Ao trazer à baila as principais normas de proteção à infância e à adolescência na história do Brasil, o presente estudo pretende, primeiramente, fornecer ao leitor uma noção da situação jurídica dos menores de dezoito anos, desde o Brasil Colônia até os dias atuais. Outrossim, será possível tomar conhecimento das raízes históricas das legislações de amparo à criança e ao adolescente – embora nem sempre tenha sido este o objetivo das legislações em cotejo. Nesse sentido, analisar-se-á o enfoque dado por cada legislação no contexto histórico em que foi formulada.

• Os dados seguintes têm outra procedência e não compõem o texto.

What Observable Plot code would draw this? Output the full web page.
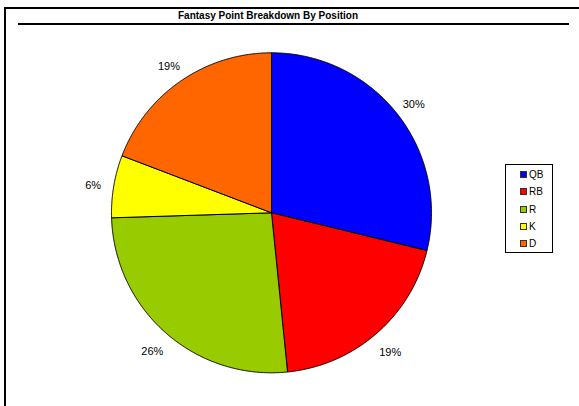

No segundo item, far-se-á uma reflexão acerca da importância da família na formação da personalidade do infante, e seguindo os ditames do artigo 227 da Constituição Federal, será feita uma reflexão sobre o papel da sociedade e do Estado na prevenção da delinquência juvenil, com enfoque às políticas públicas. Por fim, buscar-se-á explicitar e comentar, criticamente, os principais direitos sociais elencados no artigo 6º da Constituição Federal de 1988 e sua efetivação, que juntamente com os princípios fundamentais garantem a dignidade da pessoa humana para o infante.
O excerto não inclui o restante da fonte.